Why is this important? Because it's about boundaries, and where lines are drawn. One man, with an intent to kill a plane load of people in the name of getting people with power to listen, is an evil terrorist, while the other is a slightly disturbed loon, perhaps. The difference? In this case, perhaps the mental state of the accused, or perhaps the plight he was trying to bring attention to ("starving children in Africa", possibly), or maybe even the fact that his plan would never have succeeded.

The focus, here, is on how we use language. What is a "terrorist" anyway, and how are they different to a "suicide bomber" or a "political activist"? More importantly, what are we trying to achieve when we paint someone with any of these terms, even before they've had a fair trial? And what, maybe as in this case, are we capable of totally ignoring while we carry out our modern-day witch-hunts?

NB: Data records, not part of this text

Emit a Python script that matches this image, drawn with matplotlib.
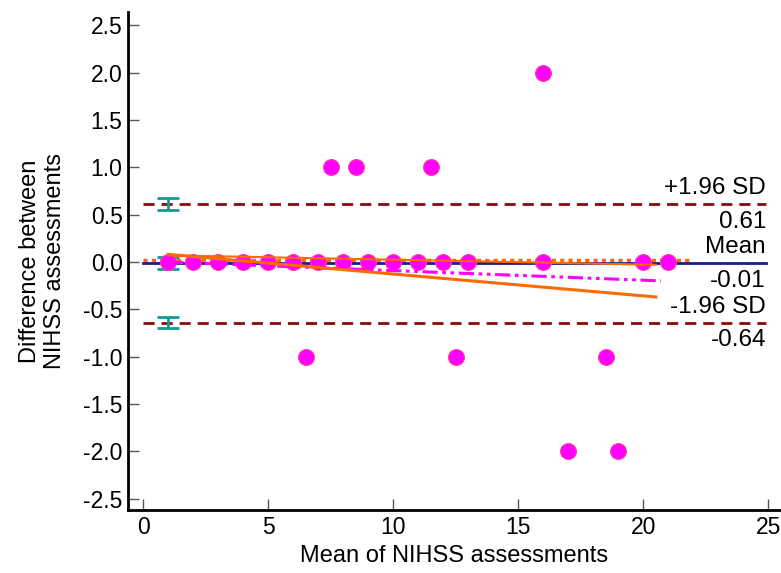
import matplotlib.pyplot as plt

plt.rcParams['font.family'] = ['Liberation Sans', 'DejaVu Sans']

# Bland-Altman data: mean of the two assessments vs difference
mean_vals = [1, 2, 3, 4, 5, 6, 7, 8, 9, 10, 11, 12, 13, 16, 20, 21,
             7.5, 8.5, 11.5, 16, 6.5, 12.5, 18.5, 17, 19]
diff_vals = [0, 0, 0, 0, 0, 0, 0, 0, 0, 0, 0, 0, 0, 0, 0, 0,
             1, 1, 1, 2, -1, -1, -1, -2, -2]

mean_diff = -0.01
upper_loa = 0.61
lower_loa = -0.64

# confidence intervals of mean and limits (drawn at x=1)
ci_x = 1
ci_centers = [upper_loa, mean_diff, lower_loa]
ci_low = [0.55, -0.07, -0.70]
ci_high = [0.68, 0.05, -0.58]

# regression lines (endpoints)
reg_x = [1, 20.5]
reg_y = [0.08, -0.37]
reg2_y = [0.07, -0.03]
dashdot_x = [1, 20.7]
dashdot_y = [0.0, -0.20]
dotted_x = [0, 21.9]
dotted_y = [0.02, 0.02]

fig = plt.figure(figsize=(7.81, 5.73), dpi=100)
ax = fig.add_axes([0.164, 0.110, 0.836, 0.869])

ax.plot([0, 24.9], [upper_loa, upper_loa], ls=(0, (4, 2.5)), color='#8b0a0a', lw=2)
ax.plot([0, 24.9], [lower_loa, lower_loa], ls=(0, (4, 2.5)), color='#8b0a0a', lw=2)
ax.plot(dotted_x, dotted_y, ls=(0, (1.2, 1.2)), color='#ff6a00', lw=2.5)
ax.plot([0, 24.9], [mean_diff, mean_diff], color='#1c1c8a', lw=2)

ax.errorbar([ci_x] * 3, ci_centers,
            yerr=[[c - l for c, l in zip(ci_centers, ci_low)],
                  [h - c for c, h in zip(ci_centers, ci_high)]],
            fmt='none', ecolor='#139a96', elinewidth=2, capsize=8, capthick=2)

ax.scatter(mean_vals, diff_vals, s=130, color='#ff00ff', edgecolor='#ff3c9c',
           linewidth=0.8, zorder=3)

ax.plot(dashdot_x, dashdot_y, ls=(0, (5, 1.5, 1.2, 1.5, 1.2, 1.5)), color='#ff00ff', lw=2.2, zorder=4)
ax.plot(reg_x, reg_y, color='#ff6a00', lw=2.2, zorder=4)
ax.plot(reg_x, reg2_y, color='#ff6a00', lw=1.5, zorder=4)

# labels on the right
tx = 24.9
fs = 17.5
ax.text(tx, upper_loa + 0.05, '+1.96 SD', ha='right', va='bottom', fontsize=fs)
ax.text(tx, upper_loa - 0.07, f'{upper_loa:.2f}', ha='right', va='top', fontsize=fs)
ax.text(tx, mean_diff + 0.05, 'Mean', ha='right', va='bottom', fontsize=fs)
ax.text(tx, mean_diff - 0.07, f'{mean_diff:.2f}', ha='right', va='top', fontsize=fs)
ax.text(tx, lower_loa + 0.05, '-1.96 SD', ha='right', va='bottom', fontsize=fs)
ax.text(tx, lower_loa - 0.07, f'{lower_loa:.2f}', ha='right', va='top', fontsize=fs)

ax.set_xlim(-0.6, 25.5)
ax.set_ylim(-2.62, 2.64)
ax.set_xticks([0, 5, 10, 15, 20, 25])
ax.set_yticks([-2.5, -2.0, -1.5, -1.0, -0.5, 0.0, 0.5, 1.0, 1.5, 2.0, 2.5])
ax.set_yticklabels([f'{v:.1f}' for v in ax.get_yticks()])

ax.spines['top'].set_visible(False)
ax.spines['right'].set_visible(False)
ax.spines['left'].set_linewidth(2)
ax.spines['bottom'].set_linewidth(2)
ax.tick_params(direction='in', length=8, width=1, color='#555555', labelsize=16.5, pad=4)

ax.set_xlabel('Mean of NIHSS assessments', fontsize=17, labelpad=5)
ax.set_ylabel('Difference between\nNIHSS assessments', fontsize=17, labelpad=12)

fig.savefig('out.png', dpi=100)
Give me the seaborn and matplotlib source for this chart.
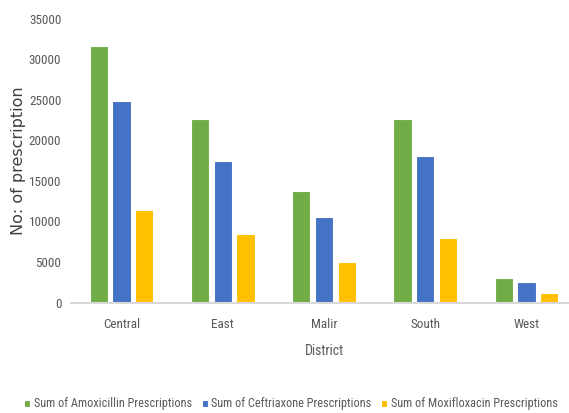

Meanwhile, Stephen Wilkinson has defected from Labour to the Lib Dems, due to Labour's authoritarian angles. As the Beeb puts it, "he also criticised the use of the threat of terror to push for house arrest and compulsory ID cards and to justify the war in Iraq."

And they're off

The election has finally been called (despite all the campaigning that has gone on in recent weeks), and the legislation still to go through parliament may have to be scrapped.

BBC News has an article on the subject including the following paragraph:

"Home Secretary Charles Clarke has admitted his controversial plans for identity cards and a new offence of incitement to religious hatred may be shelved."

Of course, this is not time to get complacent just because the threat has retreated slightly - I will be keeping an eye on the campaign trail to see what Gov't and opposition (both of them) MPs are saying on Home Office Affairs.